--- Records supplied ---
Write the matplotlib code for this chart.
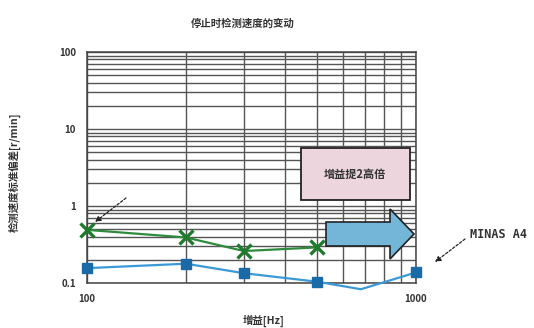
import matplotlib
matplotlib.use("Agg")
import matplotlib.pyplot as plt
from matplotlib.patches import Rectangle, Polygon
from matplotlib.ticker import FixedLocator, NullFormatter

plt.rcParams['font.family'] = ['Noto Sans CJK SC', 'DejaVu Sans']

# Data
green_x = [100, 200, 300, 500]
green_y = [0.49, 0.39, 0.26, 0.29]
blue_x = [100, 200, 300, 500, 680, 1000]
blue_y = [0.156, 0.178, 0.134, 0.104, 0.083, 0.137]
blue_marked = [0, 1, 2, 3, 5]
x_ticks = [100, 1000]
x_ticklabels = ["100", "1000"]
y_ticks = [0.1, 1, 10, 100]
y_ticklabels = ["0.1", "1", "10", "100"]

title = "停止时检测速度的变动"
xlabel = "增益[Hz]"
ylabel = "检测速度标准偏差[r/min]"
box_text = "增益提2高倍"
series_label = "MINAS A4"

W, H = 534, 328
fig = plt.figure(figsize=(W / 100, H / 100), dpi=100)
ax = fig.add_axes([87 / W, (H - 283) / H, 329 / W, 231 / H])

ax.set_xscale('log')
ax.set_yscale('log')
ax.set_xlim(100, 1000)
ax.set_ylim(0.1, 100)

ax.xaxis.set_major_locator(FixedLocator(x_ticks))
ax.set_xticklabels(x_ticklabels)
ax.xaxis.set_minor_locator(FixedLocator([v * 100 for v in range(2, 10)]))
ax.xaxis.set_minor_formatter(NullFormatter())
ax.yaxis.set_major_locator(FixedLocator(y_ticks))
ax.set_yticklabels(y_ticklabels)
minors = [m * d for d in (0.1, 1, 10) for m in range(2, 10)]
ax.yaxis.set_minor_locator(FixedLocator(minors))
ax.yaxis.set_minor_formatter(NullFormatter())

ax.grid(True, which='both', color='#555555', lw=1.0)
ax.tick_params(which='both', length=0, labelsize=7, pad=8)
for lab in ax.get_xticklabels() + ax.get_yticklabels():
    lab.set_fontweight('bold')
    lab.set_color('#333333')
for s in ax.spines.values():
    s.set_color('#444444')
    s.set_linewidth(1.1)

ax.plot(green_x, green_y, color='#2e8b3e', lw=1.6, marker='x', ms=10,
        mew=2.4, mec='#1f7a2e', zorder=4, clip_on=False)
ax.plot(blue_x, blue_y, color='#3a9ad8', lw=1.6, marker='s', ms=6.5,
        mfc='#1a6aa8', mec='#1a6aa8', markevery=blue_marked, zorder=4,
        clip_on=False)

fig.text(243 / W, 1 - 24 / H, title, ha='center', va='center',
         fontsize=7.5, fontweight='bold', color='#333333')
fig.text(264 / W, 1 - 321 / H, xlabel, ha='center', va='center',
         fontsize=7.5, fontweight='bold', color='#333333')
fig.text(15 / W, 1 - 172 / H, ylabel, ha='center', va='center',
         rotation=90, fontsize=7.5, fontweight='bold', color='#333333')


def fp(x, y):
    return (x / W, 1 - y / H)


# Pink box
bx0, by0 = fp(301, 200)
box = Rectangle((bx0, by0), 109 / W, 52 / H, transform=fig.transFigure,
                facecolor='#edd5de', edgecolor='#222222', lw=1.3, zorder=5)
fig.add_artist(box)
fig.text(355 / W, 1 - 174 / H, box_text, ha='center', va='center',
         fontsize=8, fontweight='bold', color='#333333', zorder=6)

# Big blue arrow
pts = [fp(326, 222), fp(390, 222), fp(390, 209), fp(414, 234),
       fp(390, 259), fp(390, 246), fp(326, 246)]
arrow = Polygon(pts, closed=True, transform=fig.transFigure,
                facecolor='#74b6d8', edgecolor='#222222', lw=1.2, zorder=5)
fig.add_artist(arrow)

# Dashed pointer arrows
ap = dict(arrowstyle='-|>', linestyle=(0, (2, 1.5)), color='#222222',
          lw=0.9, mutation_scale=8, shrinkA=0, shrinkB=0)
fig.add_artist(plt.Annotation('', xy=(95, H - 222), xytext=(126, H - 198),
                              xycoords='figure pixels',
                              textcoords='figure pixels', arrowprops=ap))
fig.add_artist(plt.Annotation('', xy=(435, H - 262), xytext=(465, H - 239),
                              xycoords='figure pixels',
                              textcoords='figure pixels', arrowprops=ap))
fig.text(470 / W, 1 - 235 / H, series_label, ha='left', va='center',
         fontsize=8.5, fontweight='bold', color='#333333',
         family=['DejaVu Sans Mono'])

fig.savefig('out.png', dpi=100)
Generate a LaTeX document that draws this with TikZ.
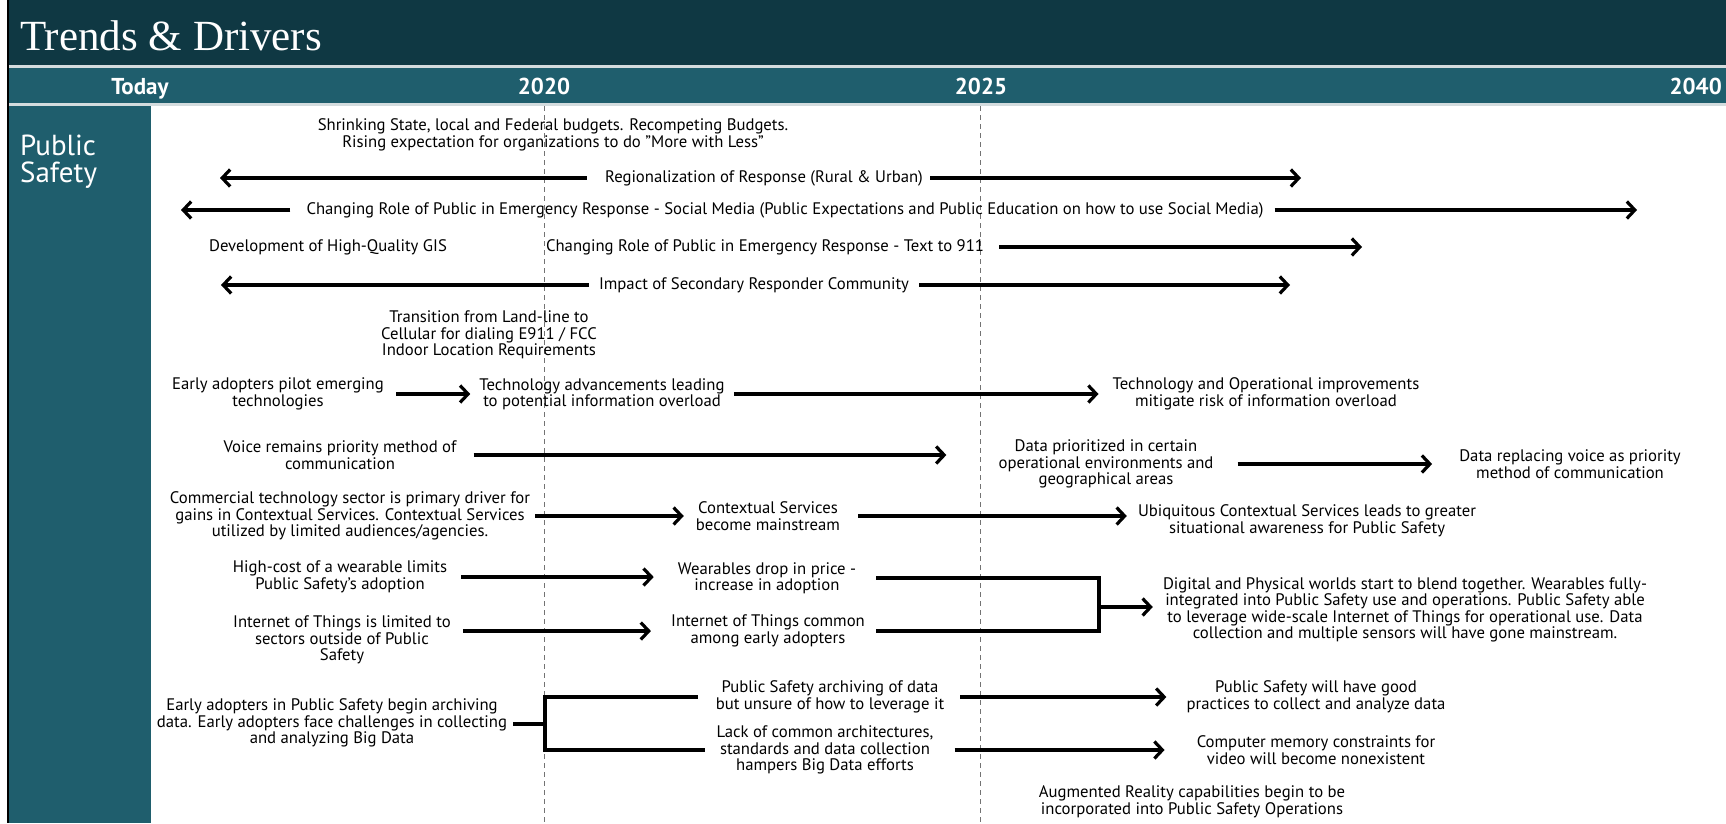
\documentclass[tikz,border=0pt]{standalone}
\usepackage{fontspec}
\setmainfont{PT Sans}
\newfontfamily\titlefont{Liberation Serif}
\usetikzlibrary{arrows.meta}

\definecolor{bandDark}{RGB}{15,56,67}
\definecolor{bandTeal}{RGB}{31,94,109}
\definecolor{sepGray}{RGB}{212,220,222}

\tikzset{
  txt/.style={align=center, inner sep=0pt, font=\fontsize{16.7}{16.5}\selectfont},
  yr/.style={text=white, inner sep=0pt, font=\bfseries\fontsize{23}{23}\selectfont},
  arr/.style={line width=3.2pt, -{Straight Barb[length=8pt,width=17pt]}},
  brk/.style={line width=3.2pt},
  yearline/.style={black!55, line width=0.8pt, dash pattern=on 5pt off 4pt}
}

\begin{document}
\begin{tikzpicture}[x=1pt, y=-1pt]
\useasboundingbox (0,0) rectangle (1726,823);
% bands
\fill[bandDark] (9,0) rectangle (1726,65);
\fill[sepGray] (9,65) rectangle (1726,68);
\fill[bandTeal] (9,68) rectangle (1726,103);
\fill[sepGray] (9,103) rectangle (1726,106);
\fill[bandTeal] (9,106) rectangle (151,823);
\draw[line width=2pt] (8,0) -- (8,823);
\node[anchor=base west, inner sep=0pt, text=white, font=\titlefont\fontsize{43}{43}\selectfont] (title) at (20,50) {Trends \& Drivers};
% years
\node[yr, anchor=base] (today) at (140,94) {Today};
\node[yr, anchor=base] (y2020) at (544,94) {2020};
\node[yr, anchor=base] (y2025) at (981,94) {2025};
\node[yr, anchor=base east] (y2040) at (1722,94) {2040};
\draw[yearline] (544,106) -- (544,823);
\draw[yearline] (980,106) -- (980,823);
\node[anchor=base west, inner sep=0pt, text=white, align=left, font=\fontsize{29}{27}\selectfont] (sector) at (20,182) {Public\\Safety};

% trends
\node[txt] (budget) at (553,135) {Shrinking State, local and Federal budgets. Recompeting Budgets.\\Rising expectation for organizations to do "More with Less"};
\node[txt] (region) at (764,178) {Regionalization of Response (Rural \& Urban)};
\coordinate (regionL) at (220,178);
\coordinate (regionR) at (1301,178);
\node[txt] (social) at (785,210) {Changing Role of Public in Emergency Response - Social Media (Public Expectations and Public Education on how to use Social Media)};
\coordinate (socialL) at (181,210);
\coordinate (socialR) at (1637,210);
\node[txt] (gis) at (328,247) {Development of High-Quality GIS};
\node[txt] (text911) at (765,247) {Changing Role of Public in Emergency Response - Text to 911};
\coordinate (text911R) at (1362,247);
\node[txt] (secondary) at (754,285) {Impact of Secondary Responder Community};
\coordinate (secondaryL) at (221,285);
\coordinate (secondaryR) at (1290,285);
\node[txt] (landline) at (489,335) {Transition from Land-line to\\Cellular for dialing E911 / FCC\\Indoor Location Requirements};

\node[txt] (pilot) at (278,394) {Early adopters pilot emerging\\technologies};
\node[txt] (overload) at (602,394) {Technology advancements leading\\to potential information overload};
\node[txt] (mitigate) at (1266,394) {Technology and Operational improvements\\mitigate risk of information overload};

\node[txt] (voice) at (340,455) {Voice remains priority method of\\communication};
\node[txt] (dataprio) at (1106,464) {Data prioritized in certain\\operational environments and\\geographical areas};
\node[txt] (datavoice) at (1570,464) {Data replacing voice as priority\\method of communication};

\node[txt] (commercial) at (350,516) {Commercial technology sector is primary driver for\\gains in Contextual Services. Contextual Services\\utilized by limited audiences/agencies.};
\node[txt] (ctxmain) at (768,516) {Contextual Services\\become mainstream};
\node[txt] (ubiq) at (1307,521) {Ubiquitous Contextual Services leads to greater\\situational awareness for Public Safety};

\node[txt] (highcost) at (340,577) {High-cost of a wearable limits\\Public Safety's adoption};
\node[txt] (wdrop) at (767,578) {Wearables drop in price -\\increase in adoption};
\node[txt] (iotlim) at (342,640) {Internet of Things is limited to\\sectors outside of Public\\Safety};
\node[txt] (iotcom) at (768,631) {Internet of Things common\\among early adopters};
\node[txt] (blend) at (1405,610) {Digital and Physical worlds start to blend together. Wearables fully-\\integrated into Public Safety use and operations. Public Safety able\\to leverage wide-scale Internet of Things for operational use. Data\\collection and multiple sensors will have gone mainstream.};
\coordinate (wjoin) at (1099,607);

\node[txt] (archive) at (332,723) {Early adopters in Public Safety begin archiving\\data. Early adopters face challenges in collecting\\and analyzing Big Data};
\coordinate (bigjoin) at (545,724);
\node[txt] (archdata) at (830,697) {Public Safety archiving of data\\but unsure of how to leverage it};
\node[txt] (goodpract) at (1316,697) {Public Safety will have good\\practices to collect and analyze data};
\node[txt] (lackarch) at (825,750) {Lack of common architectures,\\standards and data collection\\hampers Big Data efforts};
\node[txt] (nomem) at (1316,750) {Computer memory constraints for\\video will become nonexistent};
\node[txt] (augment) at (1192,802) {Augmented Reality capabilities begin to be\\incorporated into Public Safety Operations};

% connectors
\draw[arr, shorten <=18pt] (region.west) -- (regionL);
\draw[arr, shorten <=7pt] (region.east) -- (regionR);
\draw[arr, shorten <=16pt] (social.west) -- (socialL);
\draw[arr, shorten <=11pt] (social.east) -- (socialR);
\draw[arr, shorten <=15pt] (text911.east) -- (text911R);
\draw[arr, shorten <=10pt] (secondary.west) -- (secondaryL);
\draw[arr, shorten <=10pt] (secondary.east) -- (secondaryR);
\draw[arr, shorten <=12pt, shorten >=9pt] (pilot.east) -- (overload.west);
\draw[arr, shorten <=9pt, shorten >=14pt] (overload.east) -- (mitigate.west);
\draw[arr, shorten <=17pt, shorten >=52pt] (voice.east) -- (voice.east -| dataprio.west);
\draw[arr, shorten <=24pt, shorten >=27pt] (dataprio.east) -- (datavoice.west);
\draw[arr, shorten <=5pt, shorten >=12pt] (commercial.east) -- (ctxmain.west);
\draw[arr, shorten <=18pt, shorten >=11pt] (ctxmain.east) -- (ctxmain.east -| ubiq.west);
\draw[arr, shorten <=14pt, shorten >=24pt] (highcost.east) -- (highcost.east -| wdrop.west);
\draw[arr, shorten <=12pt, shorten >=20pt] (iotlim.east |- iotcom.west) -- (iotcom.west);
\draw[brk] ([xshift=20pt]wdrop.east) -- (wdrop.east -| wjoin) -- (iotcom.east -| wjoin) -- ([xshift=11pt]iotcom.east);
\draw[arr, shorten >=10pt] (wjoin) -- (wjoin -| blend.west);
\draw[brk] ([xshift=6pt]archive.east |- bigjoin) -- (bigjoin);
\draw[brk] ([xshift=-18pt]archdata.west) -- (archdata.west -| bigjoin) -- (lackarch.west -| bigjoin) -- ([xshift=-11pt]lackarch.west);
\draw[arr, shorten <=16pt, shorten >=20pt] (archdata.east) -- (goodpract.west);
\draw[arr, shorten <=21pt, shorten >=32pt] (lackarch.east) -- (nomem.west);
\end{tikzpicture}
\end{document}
---
Job: Set down the records above word for word, from the first line through the line containing "plt.rcParams['font.family'] = ['Noto", both included; leave out the pictures.

Response:
Write the matplotlib code for this chart.
import matplotlib
matplotlib.use("Agg")
import matplotlib.pyplot as plt
from matplotlib.patches import Rectangle, Polygon
from matplotlib.ticker import FixedLocator, NullFormatter

plt.rcParams['font.family'] = ['Noto Sans CJK SC', 'DejaVu Sans']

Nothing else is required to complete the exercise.